### Project Overview

I extracted the food items that I purchased at the REWE supermarket in Frankfurt, Germany from **11/05/2023 to 02/06/2023** using PDF receipts downloaded from my personal REWE account.

The goal is to parse these receipts and extract structured data, such as item names, prices, and shopping dates for personal expenditure tracking.

---

### Step 1: Import the Required Packages

We begin by importing the necessary Python libraries:

- `pdfplumber` to extract text from the PDF receipts  
- `glob` to locate all PDF files in a folder using wildcards (`*`, `?`)  
- Standard libraries like `os`, `re`, and `datetime`  
- `pandas` for data manipulation and analysis

In [2]:
import warnings
warnings.filterwarnings("ignore")
import sys
import os
import re
import glob
import pdfplumber
import pandas as pd
from datetime import datetime
from contextlib import contextmanager
import logging
logging.getLogger("pdfminer").setLevel(logging.ERROR)

### Step 3: Define the File Path

We now specify the folder containing all downloaded REWE supermarket receipt PDFs.  
For security reasons, the actual path is masked in this notebook.

In [4]:
pdf_folder = "C:/Users/rugge/Dropbox/Personal Portfolio/Fitness/Food Expenditure"  
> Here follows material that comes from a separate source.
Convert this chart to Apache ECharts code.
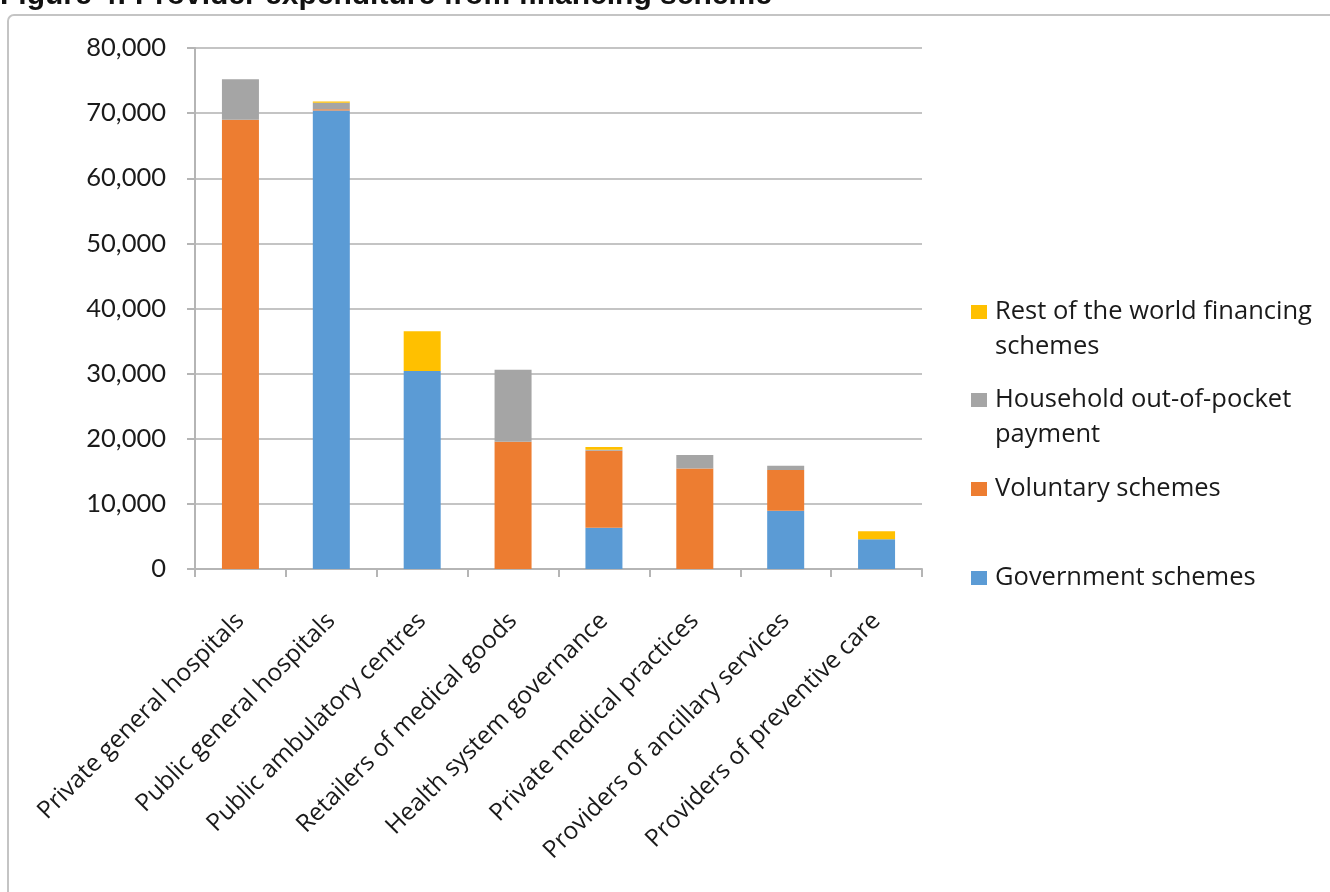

### Step 5: Use Regex Patterns to Extract Item Lines and Dates

We define two regular expressions to extract structured information from the receipts:

1. `item_price_pattern`  
   This pattern matches lines in the receipt that contain a product name (in uppercase German text) followed by a price (e.g., 1,49).  
   It allows for special characters like umlauts (Ä, Ö, Ü, ß), punctuation, and European decimal formatting with a comma.

2. `date_pattern`  
   This pattern extracts the shopping date from the filename.  
   The format we expect is "vom DD.MM.YYYY" — which is how REWE names their downloaded PDF receipts.


In [6]:
item_price_pattern = re.compile(
    r"^([A-ZÄÖÜß0-9 .\-/%]+?)\s+([0-9]{1,2},[0-9]{2})\s*[ABВ]?$"
)

date_pattern = re.compile(r"vom\s(\d{2}\.\d{2}\.\d{4})")

### Extracting Supermarket Receipt Data from PDF Files

We load the PDF files from a folder containing supermarket receipts and extract key information from each one.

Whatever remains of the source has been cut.